Upbringing played a specially important part in developing individuality. It was not the same in every city. In Sparta, with its common messes and strict military obedience, there was comparatively narrow scope. At Athens, by contrast, care of the body was directly linked with cultivation of the intellect, and combat had as its climax the awarding of a prize to an individual, not to the group to which he belonged. The Pamnhellenic Games at Olympia, Delphi, Nemea and the Isthmus offered the chance of clearly individual distinction. The lists of Olympic winners and the honours we know that the cities reserved for them manifested admiration for the individual who distinguished himself and so released himself from the sameness of the community.

In private life the symposium was the area where the individual was led to engage with knowledge enjoyably and with a will. Together with fellow-diners of his choice, he proceeded to adopt positions and enter into relationships that would influence public life. Private emotions, such as love, passion, or admiration for beauty, often attached themselves to a specific person and indeed a name written on symposium cups. Kalos inscriptions (inscriptions extolling the beauty of some young man) not only remind us that the individual was not simply an ideological fiction but are a public expression of a personal feeling.

Burial practices indicate that inhumation remained a rite of a clearly private nature. Until the end of the 6th century B.C., we have monumental individual graves, decorated with kouroi and korai, a hymn to the ideal of youth. The name of the dead person is carved on the monument, and a communication is set up between the two worlds, as many epigrams are addressed to the passer-by. Through writing and art, the individual acquires a new access to collective memory.

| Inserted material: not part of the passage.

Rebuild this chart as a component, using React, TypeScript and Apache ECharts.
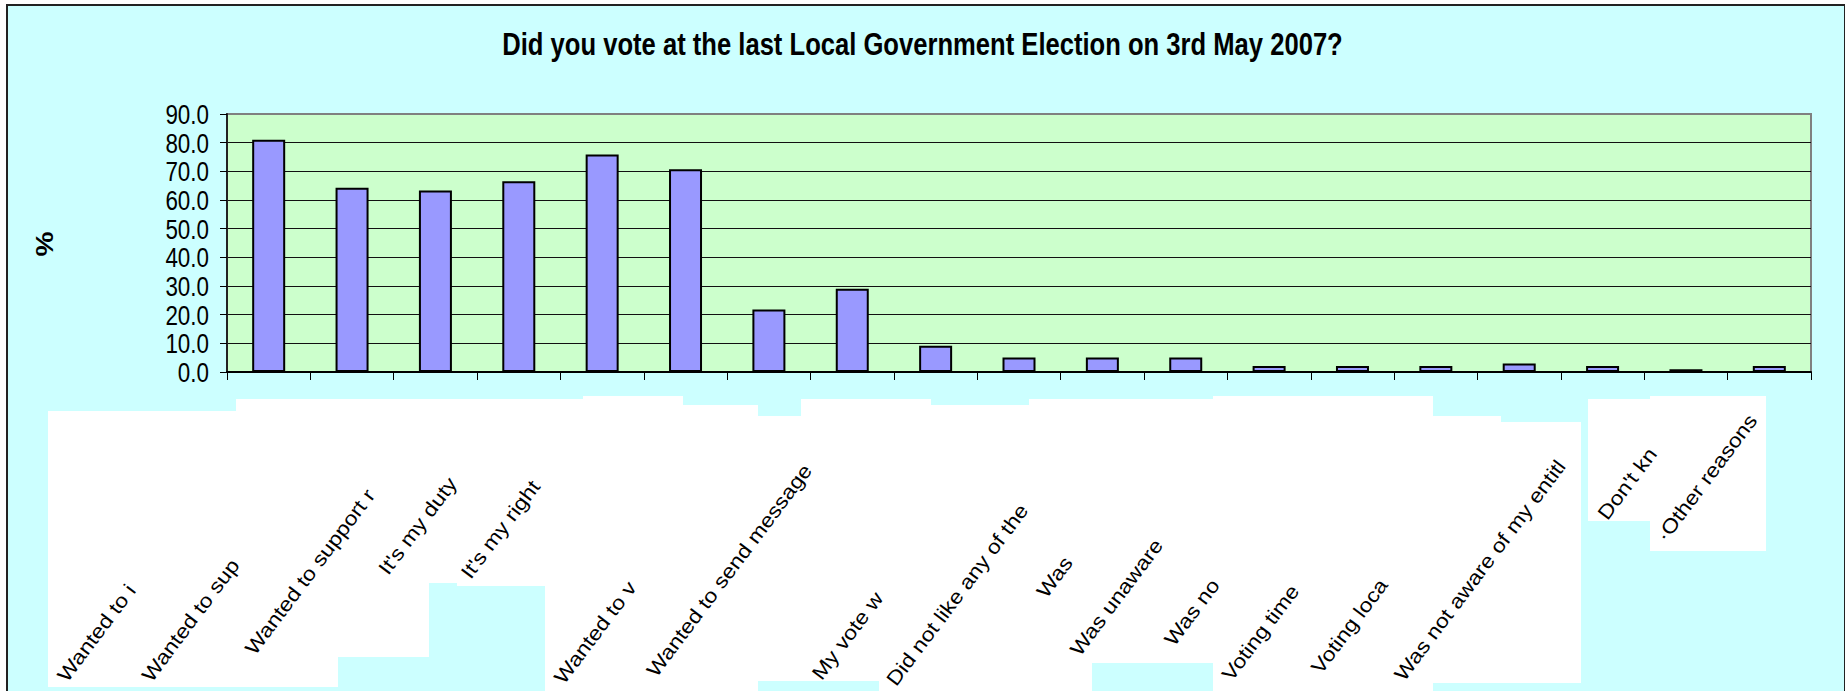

In public life, too, individuality acquires an ever-weightier importance. The evolution of law is a typical case. The criminal faces the penalties in person, and - with the exception of atimia - retaliation against his whole family ceases. Further, the individual is linked with a specific estate, and the appearance of the will (even with restrictions) predisposes to yet one more major release of the individual from the city and the oikos.